La obstinación de Netanyhau en continuar detrás de la consigna del ejército del pueblo junto a una distribución equitativa de la carga, sacrificios y riesgos es patética. Con una composición de la población donde el 60%, y en el futuro próximo un porcentaje aun mucho mayor, se opone hasta estar dispuesto a ser encarcelado, no está en condiciones o no le permiten alistarse, se puede afirmar con alto grado de seguridad que todas estas maniobras políticas están destinadas a naufragar en un océano de enredos y ficciones.
Un ejército que opera bajo limitaciones presupuestarias, que alista sólo la mitad de la población potencial y que se da el lujo de renunciar al 7% de los candidatos y un 17,5% de los alistados por dudosos motivos de salud y/o falta de adaptación, prácticamente no tiene lo que hacer con un potencial de decenas o cientos de miles de nuevos candidatos. Con más razón si se tiene en cuenta ciertas exigencias administrativas, morales y religiosas de los grupos ultraortodoxos que elevan enormemente las necesidades presupuestarias. Sobre la base de la exigencia de una instrucción profesional prolongada para los soldados de nuestros días, una reducción del período de servicio obligatorio es técnicamente imposible.

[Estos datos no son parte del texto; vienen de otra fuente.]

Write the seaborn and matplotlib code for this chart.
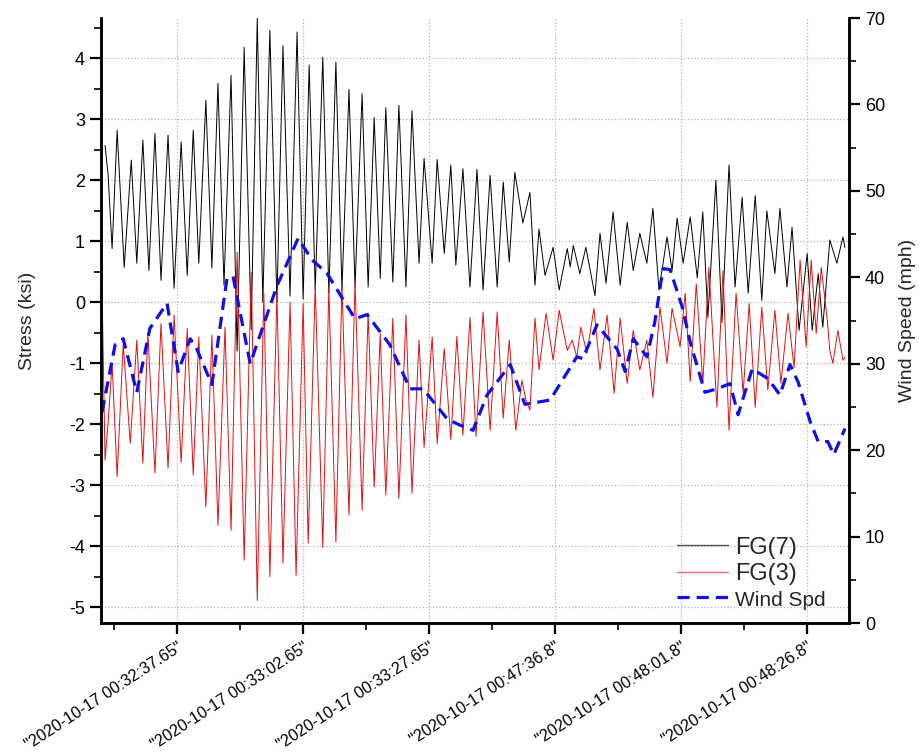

Los proyectos de diseñar alternativas en forma de «servicio nacional civil obligatorio» para quienes se zafan (más de 100 mil por año) son falacias destinadas a fracasar, en el mejor de los casos, o camuflaje de la realidad, en los peores. El «servicio nacional civil obligatorio» es una regulación totalmente anti-democrática y hay quien la considera un tipo de trabajo forzado moderno» («El ejército de esclavos de Plesner»; Aluf Ben; Haaretz; 7.7.12). Si el Estado no necesita de tal servicio, entonces todo el orden es más bien una artimaña. Si el Estado los requiere debe cobrar impuestos y pagar salario por el trabajo.

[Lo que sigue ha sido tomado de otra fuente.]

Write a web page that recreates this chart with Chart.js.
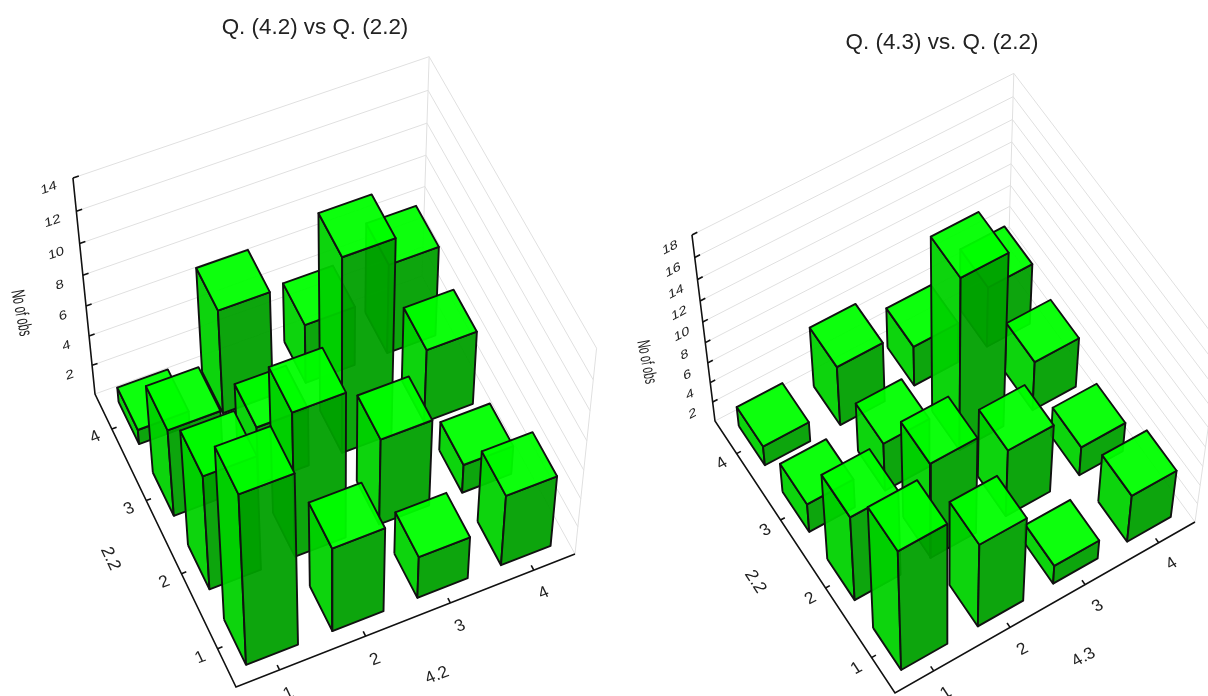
<!DOCTYPE html>
<html><head><meta charset="utf-8">
<script src="https://cdn.jsdelivr.net/npm/chart.js@4"></script>
<style>
html,body{margin:0;padding:0;background:#fff;width:1208px;height:696px;overflow:hidden}
.w{position:absolute;top:0;height:696px}
</style></head><body>
<div class="w" style="left:0;width:630px"><canvas id="a" width="630" height="696"></canvas></div>
<div class="w" style="left:630px;width:624px"><canvas id="b" width="624" height="696"></canvas></div>
<script>
const categories = ['1','2','3','4'];
const zTicksA = [2,4,6,8,10,12,14];
const zTicksB = [2,4,6,8,10,12,14,16,18];
// counts per 2.2 category, each listing the x-axis categories 1..4
const a22row1 = [12,6,3,5];
const a22row2 = [8,10,6,2];
const a22row3 = [6,4,13,5];
const a22row4 = [1,7,4,6];
const b22row1 = [13,9,2,5];
const b22row2 = [9,10,7,3];
const b22row3 = [3,5,17,5];
const b22row4 = [2,6,4,6];

const FACE_TOP='rgba(0,255,0,.95)', FACE_LEFT='rgba(0,210,0,.95)', FACE_FRONT='rgba(0,160,0,.95)';
const GRID='#e0e0e0', INK='#111', TEXT='#222';
const FONT='"Liberation Sans", Arial, sans-serif';

function camera(p){
  const [x0,y0]=p.front,[x1,y1]=p.right,[x2,y2]=p.back,[x3,y3]=p.left;
  const dx1=x1-x2,dx2=x3-x2,sx=x0-x1+x2-x3,dy1=y1-y2,dy2=y3-y2,sy=y0-y1+y2-y3;
  const den=dx1*dy2-dx2*dy1;
  const g=(sx*dy2-dx2*sy)/den,h=(dx1*sy-sx*dy1)/den;
  const a=x1-x0+g*x1,b=x3-x0+h*x3,c=x0,d=y1-y0+g*y1,e=y3-y0+h*y3,f=y0;
  const w0=h+1, wz=w0*(p.leftTopY-y3)/(p.nadir[1]-p.leftTopY);
  return (u,v,z)=>{
    const w=g*u+h*v+1+wz*z;
    return {x:(a*u+b*v+c+wz*z*p.nadir[0])/w, y:(d*u+e*v+f+wz*z*p.nadir[1])/w};
  };
}

function panel(canvasId,cfg){
  const P=camera(cfg), zn=v=>v/cfg.zMax, ds=[];
  const line=(pts,color,width)=>ds.push({data:pts,showLine:true,fill:false,borderColor:color,borderWidth:width,pointRadius:0,clip:false,tension:0});
  const face=(pts,color)=>ds.push({data:[...pts,pts[0]],showLine:true,fill:'shape',backgroundColor:color,borderColor:INK,borderWidth:1.9,borderJoinStyle:'round',pointRadius:0,clip:false,tension:0});
  const levels=[0,...cfg.zTicks];
  levels.forEach(t=>{const z=zn(t);line([P(0,1,z),P(1,1,z),P(1,0,z)],GRID,1)});
  line([P(1,1,0),P(1,1,1)],GRID,1);
  line([P(1,0,0),P(1,0,1)],GRID,1);
  // axes
  line([P(0,1,1),P(0,1,0),P(0,0,0),P(1,0,0)],INK,1.6);
  cfg.zTicks.forEach(t=>{const z=zn(t);line([P(0,1,z),P(.016,1,z)],INK,1.6)});
  categories.forEach((c,k)=>{const m=(k+.5)/4;
    line([P(0,m,0),P(.014,m,0)],INK,1.6);
    line([P(m,0,0),P(m,.016,0)],INK,1.6);
  });
  // bars, back to front
  const hw=.075;
  for(let j=3;j>=0;j--)for(let i=3;i>=0;i--){
    const u=(i+.5)/4,v=(j+.5)/4,z=zn(cfg.rows[j][i]);
    const u0=u-hw,u1=u+hw,v0=v-hw,v1=v+hw;
    face([P(u0,v1,0),P(u0,v0,0),P(u0,v0,z),P(u0,v1,z)],FACE_LEFT);
    face([P(u0,v0,0),P(u1,v0,0),P(u1,v0,z),P(u0,v0,z)],FACE_FRONT);
    face([P(u0,v0,z),P(u1,v0,z),P(u1,v1,z),P(u0,v1,z)],FACE_TOP);
  }
  ds.forEach((d,k)=>d.order=-k);

  const labels={id:'labels3d',afterDraw(chart){
    const ctx=chart.ctx,X=chart.scales.x,Y=chart.scales.y;
    const norm=(a,b)=>{const dx=b.x-a.x,dy=b.y-a.y,l=Math.hypot(dx,dy);return [dx/l,dy/l]};
    const eu=norm(P(0,1,0),P(1,1,0)), ev=norm(P(0,1,0),P(0,0,0));
    const put=(txt,pt,bx,by,dx,dy,size)=>{
      ctx.save();
      ctx.setTransform(bx,by,dx,dy,X.getPixelForValue(pt.x),Y.getPixelForValue(pt.y));
      ctx.font=size+'px '+FONT;ctx.fillStyle=TEXT;ctx.textAlign='center';ctx.textBaseline='middle';
      ctx.fillText(txt,0,0);ctx.restore();
    };
    const floor=(txt,pt)=>put(txt,pt,eu[0],eu[1],ev[0],ev[1],17);
    cfg.zTicks.forEach(t=>{
      put(String(t),P(-.066,1,zn(t)-.008),eu[0]*1.05,eu[1]*1.05,.12,.85,14.5);
    });
    categories.forEach((c,k)=>{const m=(k+.5)/4;
      floor(c,P(-.052,m-.006,0));
      floor(c,P(m-.006,-.075,0));
    });
    floor(cfg.xName,P(.5,-.185,0));
    put('2.2',P(-.157,.495,0),ev[0],ev[1],-eu[0],-eu[1],17.5);
    put('No of obs',P(-.18,1,.5),.11,.56,-.98,.18,cfg.nameSize);
  }};

  new Chart(document.getElementById(canvasId),{
    type:'scatter',
    data:{datasets:ds},
    plugins:[labels],
    options:{
      responsive:false,animation:false,events:[],
      layout:{padding:0},
      parsing:false,normalized:false,
      scales:{
        x:{type:'linear',display:false,min:cfg.x0,max:cfg.x0+cfg.w},
        y:{type:'linear',display:false,reverse:true,min:cfg.titleH,max:696}
      },
      plugins:{
        legend:{display:false},tooltip:{enabled:false},
        title:{display:true,text:cfg.title,color:'#222',font:{family:FONT,size:22.4,weight:'normal',lineHeight:1.2},
          padding:{top:cfg.titleH-26.88,bottom:0}}
      }
    }
  });
}

panel('a',{title:'Q. (4.2) vs Q. (2.2)',xName:'4.2',rows:[a22row1,a22row2,a22row3,a22row4],zTicks:zTicksA,zMax:14,
  front:[236,687],right:[575,554],back:[422,276],left:[95,394],leftTopY:178,nadir:[340,2794],
  x0:0,w:630,titleH:41,nameSize:19});
panel('b',{title:'Q. (4.3) vs. Q. (2.2)',xName:'4.3',rows:[b22row1,b22row2,b22row3,b22row4],zTicks:zTicksB,zMax:18,
  front:[895,693],right:[1195,522],back:[1008,267],left:[715,421],leftTopY:235,nadir:[947,2294],
  x0:630,w:624,titleH:56,nameSize:18});
</script>
</body></html>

Netanyhau no tiene otra alternativa que enfrentar esta contradicción. Una posibilidad sensata de congeniar la continuidad del lema de un ejército del pueblo junto a un esfuerzo común de todos, o al menos de la mayoría de los grupos que componen la sociedad israelí, se vislumbra como un espejismo social. El ideal histórico del sionismo con un ejército del pueblo se convirtió en unos pocos años en un mito.
Parafraseando la discutida frase de Itzjak Shamir, que con tanta nostalgia y admiración rememoró Netanyhau una semana atrás, se puede decir que probablemente el mar seguirá siendo el mismo mar y los idiotas seguiremos siendo los mismos idiotas de siempre.